_Task instructions_
Reproduce every line of the listing as written, apart from the pictures.
──────── Data block ────────
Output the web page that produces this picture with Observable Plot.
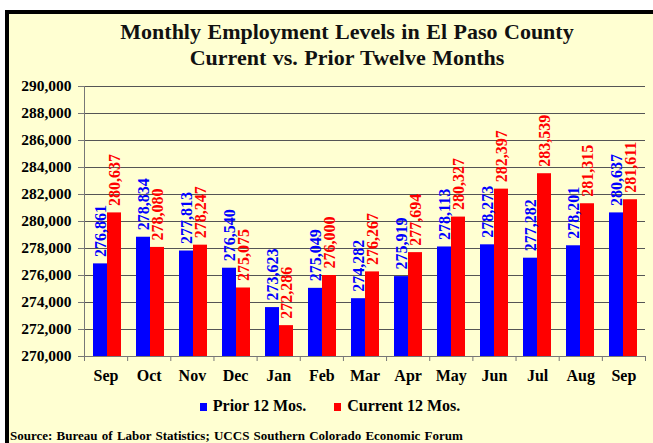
<!DOCTYPE html>
<html><head><meta charset="utf-8">
<script src="https://cdn.jsdelivr.net/npm/d3@7"></script>
<script src="https://cdn.jsdelivr.net/npm/@observablehq/plot@0.6"></script>
<style>
html,body{margin:0;padding:0;background:#fff;}
body{width:653px;height:443px;overflow:hidden;position:relative;font-family:'Liberation Serif',serif;}
#frame{position:absolute;left:5px;top:10px;width:680px;height:460px;border:4px solid #000;background:#FFFFD2;box-sizing:border-box;}
.title{position:absolute;left:0;width:694px;text-align:center;font-family:'Liberation Serif',serif;font-weight:bold;font-size:22px;color:#111;word-spacing:1px;line-height:1;}
.layer{position:absolute;left:0;top:70px;}
.layer svg{overflow:visible;}
#legend{position:absolute;top:397px;left:0;width:660px;text-align:center;font-family:'Liberation Serif',serif;font-weight:bold;font-size:16px;color:#000;}
#legend span.sw{display:inline-block;width:7px;height:8px;margin-right:6px;vertical-align:0px;}
#legend span.item{margin:0 14px;}
#source{position:absolute;left:10px;top:428px;font-family:'Liberation Serif',serif;font-weight:bold;font-size:13px;word-spacing:1px;color:#000;white-space:nowrap;}
</style>
</head><body>
<div id="frame"></div>
<div class="title" style="top:21px">Monthly Employment Levels in El Paso County</div>
<div class="title" style="top:47px">Current vs. Prior Twelve Months</div>
<div class="layer" id="bg"></div>
<div class="layer" id="fg"></div>
<div id="legend"></div>
<div id="source">Source: Bureau of Labor Statistics; UCCS Southern Colorado Economic Forum</div>
<script>
const months = ["Sep","Oct","Nov","Dec","Jan","Feb","Mar","Apr","May","Jun","Jul","Aug","Sep"];
const prior = [276861, 278834, 277813, 276540, 273623, 275049, 274282, 275919, 278113, 278273, 277282, 278201, 280637];
const current = [280637, 278080, 278247, 275075, 272286, 276000, 276267, 277694, 280327, 282397, 283539, 281315, 281611];
const seriesNames = ["Prior 12 Mos.", "Current 12 Mos."];
const seriesColors = ["#0000FF", "#FF0000"];
const yTicks = [270000, 272000, 274000, 276000, 278000, 280000, 282000, 284000, 286000, 288000, 290000];

const fmt = d3.format(",");
const rows = months.flatMap((m, i) => [
  {i, month: m, series: seriesNames[0], value: prior[i]},
  {i, month: m, series: seriesNames[1], value: current[i]}
]);
const yDomain = [yTicks[0], yTicks[yTicks.length - 1]];
const common = {width: 653, height: 320, marginLeft: 84, marginRight: 8, marginTop: 16, marginBottom: 34};
const font = {background: "transparent", fontFamily: "'Liberation Serif', serif", fontWeight: "bold", color: "#000"};

// background layer: grid, axes, month labels
const bg = Plot.plot({
  ...common,
  style: {...font, fontSize: "15px"},
  x: {type: "linear", domain: [0, months.length]},
  y: {domain: yDomain},
  marks: [
    Plot.gridY(yTicks, {stroke: "#555", strokeOpacity: 1}),
    Plot.axisY(yTicks, {tickSize: 6, tickPadding: 7, stroke: "#777", tickFormat: fmt, label: null, fontSize: 15.5}),
    Plot.ruleX([0], {stroke: "#777"}),
    Plot.ruleY([yDomain[0]], {stroke: "#777"}),
    Plot.axisX(d3.range(months.length + 1), {tickSize: 5, stroke: "#777", tickFormat: () => "", label: null}),
    Plot.axisX(months.map((m, i) => i + 0.5), {tickSize: 0, tickPadding: 13, fontSize: 16, tickFormat: v => months[Math.floor(v)], label: null})
  ]
});
document.getElementById("bg").appendChild(bg);

// foreground layer: grouped bars and value labels
const fg = Plot.plot({
  ...common,
  style: {...font, fontSize: "16px"},
  fx: {domain: d3.range(months.length), paddingInner: 0.33, paddingOuter: 0.165, axis: null, label: null},
  x: {domain: seriesNames, padding: 0, axis: null},
  y: {domain: yDomain, axis: null},
  color: {domain: seriesNames, range: seriesColors},
  marks: [
    Plot.barY(rows, {fx: "i", x: "series", y1: yDomain[0], y2: "value", fill: "series"}),
    Plot.text(rows, {fx: "i", x: "series", y: "value", text: d => fmt(d.value), rotate: -90, textAnchor: "start", dy: -7, fill: "series", fontSize: 16, fontWeight: "bold"})
  ]
});
document.getElementById("fg").appendChild(fg);

// legend
const lg = document.getElementById("legend");
seriesNames.forEach((s, k) => {
  const item = document.createElement("span");
  item.className = "item";
  const sw = document.createElement("span");
  sw.className = "sw";
  sw.style.background = seriesColors[k];
  item.appendChild(sw);
  item.appendChild(document.createTextNode(s));
  lg.appendChild(item);
});
</script>
</body></html>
────────
_Reply_
Output the web page that produces this picture with Observable Plot.
<!DOCTYPE html>
<html><head><meta charset="utf-8">
<script src="https://cdn.jsdelivr.net/npm/d3@7"></script>
<script src="https://cdn.jsdelivr.net/npm/@observablehq/plot@0.6"></script>
<style>
html,body{margin:0;padding:0;background:#fff;}
body{width:653px;height:443px;overflow:hidden;position:relative;font-family:'Liberation Serif',serif;}
#frame{position:absolute;left:5px;top:10px;width:680px;height:460px;border:4px solid #000;background:#FFFFD2;box-sizing:border-box;}
.title{position:absolute;left:0;width:694px;text-align:center;font-family:'Liberation Serif',serif;font-weight:bold;font-size:22px;color:#111;word-spacing:1px;line-height:1;}
.layer{position:absolute;left:0;top:70px;}
.layer svg{overflow:visible;}
#legend{position:absolute;top:397px;left:0;width:660px;text-align:center;font-family:'Liberation Serif',serif;font-weight:bold;font-size:16px;color:#000;}
#legend span.sw{display:inline-block;width:7px;height:8px;margin-right:6px;vertical-align:0px;}
#legend span.item{margin:0 14px;}
#source{position:absolute;left:10px;top:428px;font-family:'Liberation Serif',serif;font-weight:bold;font-size:13px;word-spacing:1px;color:#000;white-space:nowrap;}
</style>
</head><body>
<div id="frame"></div>
<div class="title" style="top:21px">Monthly Employment Levels in El Paso County</div>
<div class="title" style="top:47px">Current vs. Prior Twelve Months</div>
<div class="layer" id="bg"></div>
<div class="layer" id="fg"></div>
<div id="legend"></div>
<div id="source">Source: Bureau of Labor Statistics; UCCS Southern Colorado Economic Forum</div>
<script>
const months = ["Sep","Oct","Nov","Dec","Jan","Feb","Mar","Apr","May","Jun","Jul","Aug","Sep"];
const prior = [276861, 278834, 277813, 276540, 273623, 275049, 274282, 275919, 278113, 278273, 277282, 278201, 280637];
const current = [280637, 278080, 278247, 275075, 272286, 276000, 276267, 277694, 280327, 282397, 283539, 281315, 281611];
const seriesNames = ["Prior 12 Mos.", "Current 12 Mos."];
const seriesColors = ["#0000FF", "#FF0000"];
const yTicks = [270000, 272000, 274000, 276000, 278000, 280000, 282000, 284000, 286000, 288000, 290000];

const fmt = d3.format(",");
const rows = months.flatMap((m, i) => [
  {i, month: m, series: seriesNames[0], value: prior[i]},
  {i, month: m, series: seriesNames[1], value: current[i]}
]);
const yDomain = [yTicks[0], yTicks[yTicks.length - 1]];
const common = {width: 653, height: 320, marginLeft: 84, marginRight: 8, marginTop: 16, marginBottom: 34};
const font = {background: "transparent", fontFamily: "'Liberation Serif', serif", fontWeight: "bold", color: "#000"};

// background layer: grid, axes, month labels
const bg = Plot.plot({
  ...common,
  style: {...font, fontSize: "15px"},
  x: {type: "linear", domain: [0, months.length]},
  y: {domain: yDomain},
  marks: [
    Plot.gridY(yTicks, {stroke: "#555", strokeOpacity: 1}),
    Plot.axisY(yTicks, {tickSize: 6, tickPadding: 7, stroke: "#777", tickFormat: fmt, label: null, fontSize: 15.5}),
    Plot.ruleX([0], {stroke: "#777"}),
    Plot.ruleY([yDomain[0]], {stroke: "#777"}),
    Plot.axisX(d3.range(months.length + 1), {tickSize: 5, stroke: "#777", tickFormat: () => "", label: null}),
    Plot.axisX(months.map((m, i) => i + 0.5), {tickSize: 0, tickPadding: 13, fontSize: 16, tickFormat: v => months[Math.floor(v)], label: null})
  ]
});
document.getElementById("bg").appendChild(bg);

// foreground layer: grouped bars and value labels
const fg = Plot.plot({
  ...common,
  style: {...font, fontSize: "16px"},
  fx: {domain: d3.range(months.length), paddingInner: 0.33, paddingOuter: 0.165, axis: null, label: null},
  x: {domain: seriesNames, padding: 0, axis: null},
  y: {domain: yDomain, axis: null},
  color: {domain: seriesNames, range: seriesColors},
  marks: [
    Plot.barY(rows, {fx: "i", x: "series", y1: yDomain[0], y2: "value", fill: "series"}),
    Plot.text(rows, {fx: "i", x: "series", y: "value", text: d => fmt(d.value), rotate: -90, textAnchor: "start", dy: -7, fill: "series", fontSize: 16, fontWeight: "bold"})
  ]
});
document.getElementById("fg").appendChild(fg);

// legend
const lg = document.getElementById("legend");
seriesNames.forEach((s, k) => {
  const item = document.createElement("span");
  item.className = "item";
  const sw = document.createElement("span");
  sw.className = "sw";
  sw.style.background = seriesColors[k];
  item.appendChild(sw);
  item.appendChild(document.createTextNode(s));
  lg.appendChild(item);
});
</script>
</body></html>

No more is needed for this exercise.